= Resident magistrate =

Person transplanted to a British colony as a local magistrate

A resident magistrate (sometimes abbreviated RM) was a suitably-qualified judicial officer appointed in British colonies, typically from outside the local community, who served as the principal authority in administering colonial justice, supervising other lay magistrates, and ensuring the consistent application of colonial law.

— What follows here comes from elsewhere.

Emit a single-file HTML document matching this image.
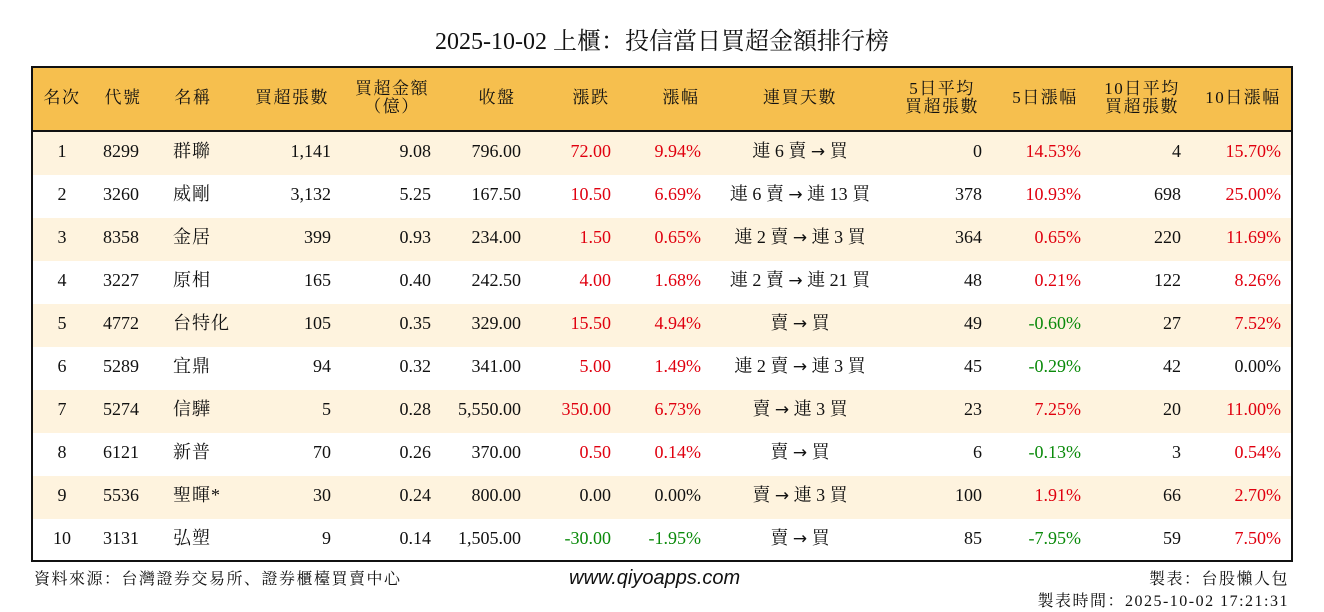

In colonial history, resident magistrates have had gubernatorial functions in a few minor, isolated colonial settlements, such as:
- Ascension, as dependency of Saint Helena; post filled by managers of Eastern Telegraph/Cable and Wireless since 1922 (previously under a commanding officer), replaced since June 1964 by an Administrator
- Walvisbaai, only two incumbents shortly after the 12 March 1878 annexation by Britain as Walvis Bay protectorate, first under a captain; annexation confirmed 14 December 1878:
  - 1 June 1878 – November 1880 D. Erskine
  - November 1880 – 7 August 1884 Benjamin Musgrave, staying on as Magistrate

Resident magistrates' courts remain in operation as one of the divisions of the judiciary of Jamaica, hearing civil and criminal cases in each parish of the island.

==In Australia==
===Western Australia===
Governor James Stirling introduced the position of the Resident Magistrate or the government resident in the early 1830s as a means of assisting the Perth centre in the administration of the various and the small and distant settlements located throughout the Swan River Colony. Those appointed were usually prominent local farmers or businessmen as well as men who had some military background. As the representative of the Colonial Government, the Resident Magistrate was considered to be very powerful in the district and it was a position of certain status.

Although not a fulltime position the Resident Magistrates 'were expected to maintain law and order; register births, marriages and deaths; control and protect the Aboriginals; care for public buildings and works; and supervise all other government officers in the district, if there were any, or otherwise perform the work of all branches of government themselves as required'.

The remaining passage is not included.